NASA Self-Repairing Fatigue Damage in Metallic Structures for Aerospace Vehicles Using Liquid-Assisted Shape Memory Alloy Self-Healing (SMASH) Technology

  • Brinson, L Catherine (PD/PI)

Project: Research project

Project Details


A three dimensional constitutive model of SMA that describes evolution of elastic and transformation strains has been developed at Northwestern University and implemented into finite element software [1]. Recently, the model has been expanded to include plasticity contributions to deformation which enables robust calculations over a great range of thermo-mechanical loadings. Using this rigorous constitutive model, finite element simulations of the SMA-reinforced composite structures can be developed and the responses studied using ABAQUS software. For the planned work, FEA of various SMA reinforcement architectures with multi-axial orientations, ply constructions, as well as long/short fibers will be simulated to determine optimal material properties and SMA wire geometry, to maximize the self-healing property of the composite.
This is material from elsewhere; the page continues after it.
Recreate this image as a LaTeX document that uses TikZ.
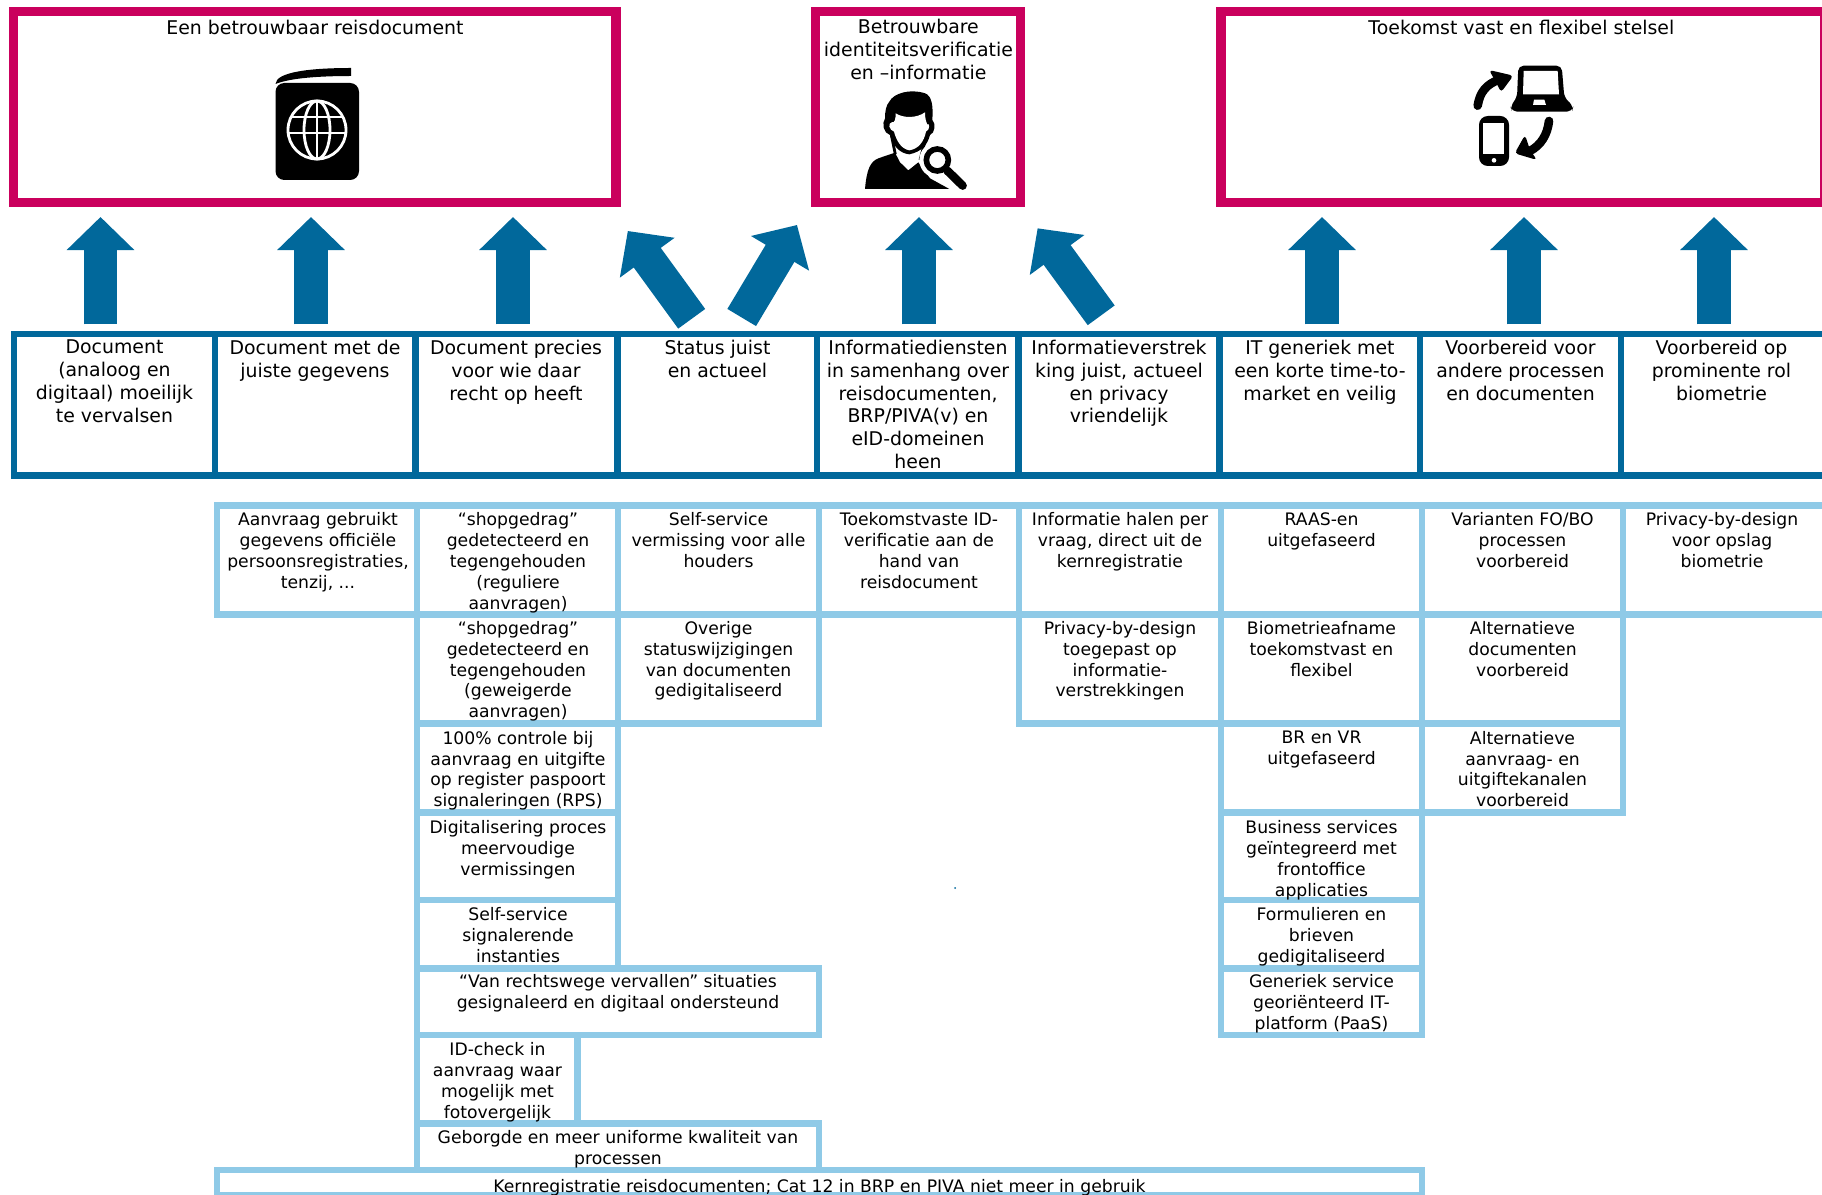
\documentclass[tikz,border=0pt]{standalone}
\usepackage{fontspec}
\setmainfont{DejaVu Sans}
\usetikzlibrary{arrows.meta}

\definecolor{goalred}{HTML}{CA005D}
\definecolor{darkblue}{HTML}{01689B}
\definecolor{lightblue}{HTML}{8FCAE7}

\tikzset{
    goalbox/.style={draw=goalred,line width=5.2pt},
    topbox/.style={draw=darkblue,line width=3.7pt},
    subbox/.style={draw=lightblue,line width=3.7pt},
    goaltext/.style={anchor=north,inner sep=0pt,yshift=-2pt,align=center,font=\fontsize{10.75}{12.98}\selectfont,execute at begin node=\strut},
    toptext/.style={goaltext},
    subtext/.style={anchor=north,inner sep=0pt,yshift=-2pt,align=center,font=\fontsize{9.8}{11.9}\selectfont,execute at begin node=\strut},
    bigarrow/.style={draw=darkblue,line width=19pt,-{Triangle[length=18.8pt,width=37.4pt,fill=darkblue]}},
}

\begin{document}
\begin{tikzpicture}[x=0.02cm,y=-0.02cm]
    \clip (0,0) rectangle (1822,1195);
    % Goals
    \draw[goalbox] (13.5,11.5) rectangle (616,202.5);
    \draw[goalbox] (815.3,11.5) rectangle (1020.5,202.5);
    \draw[goalbox] (1221,11.5) rectangle (1825,202.5);
    \node[goaltext] (goalDocument) at (315,14.6) {Een betrouwbaar reisdocument};
    \node[goaltext] (goalIdentity) at (918.4,15.3) {Betrouwbare\\identiteitsverificatie\\en –informatie};
    \node[goaltext] (goalSystem) at (1521.4,14.6) {Toekomst vast en flexibel stelsel};
    % Passport
    \fill[rounded corners=5] (275.5,83) rectangle (359,180);
    \fill (275.5,84) .. controls (276,72) and (310,68) .. (351,68) -- (351,76) .. controls (320,76) and (290,78) .. (275.5,84) -- cycle;
    \begin{scope}[white,line width=1.6pt]
        \draw (317,130) circle (29);
        \draw (317,130) ellipse (13 and 29);
        \draw (317,101) -- (317,159);
        \draw (291,117) -- (343,117);
        \draw (289,133) -- (345,133);
    \end{scope}
    % Person with magnifier
    \begin{scope}[shift={(850,85)},scale=1/3]
        \fill (45,312) .. controls (50,255) and (60,230) .. (85,220) -- (135,203) -- (150,232) -- (175,256) -- (205,232) -- (240,280) -- (298,312) -- cycle;
        \draw[line width=1.6pt] (124,150) -- (136,208);
        \draw[line width=1.6pt] (226,165) -- (210,225);
        \fill (118,50) .. controls (130,25) and (180,10) .. (225,25) .. controls (245,32) and (250,60) .. (247,105) .. controls (258,115) and (255,145) .. (240,150) .. controls (232,180) and (215,200) .. (178,208) .. controls (150,205) and (130,185) .. (120,150) .. controls (100,145) and (95,115) .. (105,100) .. controls (105,80) and (108,60) .. (118,50) -- cycle;
        \fill[white] (137,85) .. controls (160,100) and (200,100) .. (225,82) .. controls (225,100) and (228,110) .. (232,118) .. controls (240,112) and (240,135) .. (228,140) .. controls (222,170) and (205,192) .. (178,196) .. controls (155,192) and (140,170) .. (132,140) .. controls (118,135) and (112,115) .. (125,112) .. controls (135,115) and (137,100) .. (137,85) -- cycle;
        \fill[white] (262,225) circle (54);
        \draw[white,line width=8pt] (290,255) -- (338,302);
        \draw[line width=3.2pt] (262,225) circle (33);
        \draw[line width=4.8pt,line cap=round] (292,257) -- (338,302);
    \end{scope}
    % Laptop and phone
    \begin{scope}[shift={(1465,55)},scale=1/3]
        \fill[rounded corners=3] (160,32) -- (290,32) -- (298,128) -- (325,153) -- (322,170) -- (140,170) -- (136,153) -- (156,128) -- cycle;
        \fill[white] (176,48) -- (278,48) -- (282,118) -- (174,118) -- cycle;
        \fill[white] (207,134) -- (238,134) -- (243,150) -- (204,150) -- cycle;
        \fill[rounded corners=5] (42,183) rectangle (132,333);
        \fill[white] (55,203) rectangle (118,298);
        \fill[white] (87,316) circle (7);
        \draw[line width=4.9pt,line cap=round] (38,152) .. controls (45,110) and (65,88) .. (100,75);
        \fill[rounded corners=2] (72,45) -- (145,62) -- (108,112) -- (95,85) -- cycle;
        \draw[line width=4.9pt,line cap=round] (252,198) .. controls (247,240) and (228,270) .. (195,288);
        \fill[rounded corners=2] (180,240) -- (149,295) -- (216,315) -- (195,285) -- cycle;
    \end{scope}
    % Arrows
    \foreach \nm/\x in {arrowDoc/100.5,arrowData/311,arrowHolder/513,arrowInfo/919,arrowGeneric/1322,arrowProcess/1524,arrowBio/1714} {
        \coordinate (\nm From) at (\x,324.5);
        \coordinate (\nm To) at (\x,217);
        \draw[bigarrow] (\nm From) -- (\nm To);
    }
    \coordinate (arrowStatusFrom) at (691.7,318.8);
    \coordinate (arrowStatusTo) at (627.8,231);
    \draw[bigarrow] (arrowStatusFrom) -- (arrowStatusTo);
    \coordinate (arrowActualFrom) at (741.7,317.5);
    \coordinate (arrowActualTo) at (797,225);
    \draw[bigarrow] (arrowActualFrom) -- (arrowActualTo);
    \coordinate (arrowPrivacyFrom) at (1101.2,315.3);
    \coordinate (arrowPrivacyTo) at (1037.6,228.3);
    \draw[bigarrow] (arrowPrivacyFrom) -- (arrowPrivacyTo);
    % Top row
    \foreach \xa/\xb in {14/215,215/415.5,415.5/617.5,617.5/817,817/1018.5,1018.5/1219.5,1219.5/1420,1420/1621,1621/1825} {
        \draw[topbox] (\xa,334) rectangle (\xb,475.5);
    }
    \node[toptext] (topForge) at (114.5,336.3) {Document\\(analoog en\\digitaal) moeilijk\\te vervalsen};
    \node[toptext] (topData) at (315,336.3) {Document met de\\juiste gegevens};
    \node[toptext] (topHolder) at (516,336.3) {Document precies\\voor wie daar\\recht op heeft};
    \node[toptext] (topStatus) at (717.5,336.3) {Status juist\\en actueel};
    \node[toptext] (topInfo) at (918,336.3) {Informatiediensten\\in samenhang over\\reisdocumenten,\\BRP/PIVA(v) en\\eID-domeinen\\heen};
    \node[toptext] (topSupply) at (1119,336.3) {Informatieverstrek\\king juist, actueel\\en privacy\\vriendelijk};
    \node[toptext] (topGeneric) at (1320,336.3) {IT generiek met\\een korte time-to-\\market en veilig};
    \node[toptext] (topProcess) at (1520.5,336.3) {Voorbereid voor\\andere processen\\en documenten};
    \node[toptext] (topBio) at (1721.5,336.3) {Voorbereid op\\prominente rol\\biometrie};
    % Sub rows
    \foreach \xa/\ya/\xb/\yb in {217/505.5/417/614.5,417/505.5/618/614.5,618/505.5/819/614.5,819/505.5/1019/614.5,1019/505.5/1221/614.5,1221/505.5/1422/614.5,1422/505.5/1623/614.5,1623/505.5/1825/614.5,
        417/614.5/618/723.5,618/614.5/819/723.5,1019/614.5/1221/723.5,1221/614.5/1422/723.5,1422/614.5/1623/723.5,
        417/723.5/618/812.5,1221/723.5/1422/812.5,1422/723.5/1623/812.5,
        417/812.5/618/900,1221/812.5/1422/900,
        417/900/618/968.5,1221/900/1422/968.5,
        417/968.5/819/1035,1221/968.5/1422/1035,
        417/1035/577.7/1123.5,417/1123.5/819/1170,217/1170/1422/1195} {
        \draw[subbox] (\xa,\ya) rectangle (\xb,\yb);
    }
    \node[subtext] (subAanvraag) at (318,509) {Aanvraag gebruikt\\gegevens officiële\\persoonsregistraties,\\tenzij, ...};
    \node[subtext] (subShopA) at (518,509) {“shopgedrag”\\gedetecteerd en\\tegengehouden\\(reguliere\\aanvragen)};
    \node[subtext] (subSelf) at (718.5,509) {Self-service\\vermissing voor alle\\houders};
    \node[subtext] (subVerif) at (919,509) {Toekomstvaste ID-\\verificatie aan de\\hand van\\reisdocument};
    \node[subtext] (subHalen) at (1120,509) {Informatie halen per\\vraag, direct uit de\\kernregistratie};
    \node[subtext] (subRaas) at (1321.5,509) {RAAS-en\\uitgefaseerd};
    \node[subtext] (subVarianten) at (1522.5,509) {Varianten FO/BO\\processen\\voorbereid};
    \node[subtext] (subOpslag) at (1722,509) {Privacy-by-design\\voor opslag\\biometrie};
    \node[subtext] (subShopB) at (518,617.3) {“shopgedrag”\\gedetecteerd en\\tegengehouden\\(geweigerde\\aanvragen)};
    \node[subtext] (subOverige) at (718.5,617.3) {Overige\\statuswijzigingen\\van documenten\\gedigitaliseerd};
    \node[subtext] (subPrivacy) at (1120,617.3) {Privacy-by-design\\toegepast op\\informatie-\\verstrekkingen};
    \node[subtext] (subBiometrie) at (1321.5,617.3) {Biometrieafname\\toekomstvast en\\flexibel};
    \node[subtext] (subDocs) at (1522.5,617.3) {Alternatieve\\documenten\\voorbereid};
    \node[subtext] (subControle) at (518,727.2) {100\% controle bij\\aanvraag en uitgifte\\op register paspoort\\signaleringen (RPS)};
    \node[subtext] (subBrVr) at (1321.5,727.2) {BR en VR\\uitgefaseerd};
    \node[subtext] (subKanalen) at (1522.5,727.2) {Alternatieve\\aanvraag- en\\uitgiftekanalen\\voorbereid};
    \node[subtext] (subDigi) at (518,816.5) {Digitalisering proces\\meervoudige\\vermissingen};
    \node[subtext] (subBusiness) at (1321.5,816.5) {Business services\\geïntegreerd met\\frontoffice\\applicaties};
    \node[subtext] (subSignaal) at (518,903.7) {Self-service\\signalerende\\instanties};
    \node[subtext] (subBrieven) at (1321.5,903.7) {Formulieren en\\brieven\\gedigitaliseerd};
    \node[subtext] (subVervallen) at (618,970.5) {“Van rechtswege vervallen” situaties\\gesignaleerd en digitaal ondersteund};
    \node[subtext] (subPlatform) at (1321.5,970.5) {Generiek service\\georiënteerd IT-\\platform (PaaS)};
    \node[subtext] (subCheck) at (497.5,1038.8) {ID-check in\\aanvraag waar\\mogelijk met\\fotovergelijk};
    \node[subtext] (subKwaliteit) at (618,1126.2) {Geborgde en meer uniforme kwaliteit van\\processen};
    \node[subtext] (subKern) at (819.5,1173.5) {Kernregistratie reisdocumenten; Cat 12 in BRP en PIVA niet meer in gebruik};
    % Stray dot
    \fill[darkblue] (955,888) circle (1);
\end{tikzpicture}
\end{document}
FEA can also help reduce stress concentration and plastic deformation in the composite structures by defining ideal wire placement and interfacial conditions. Figure 2 shows a preliminary result from a finite element model of a 2D cross-section of a notched SMA composite beam. From this simulation the stress distribution and phase transformation in the SMA wires is clearly observed as well as local interfacial stresses and load transfer to the matrix material.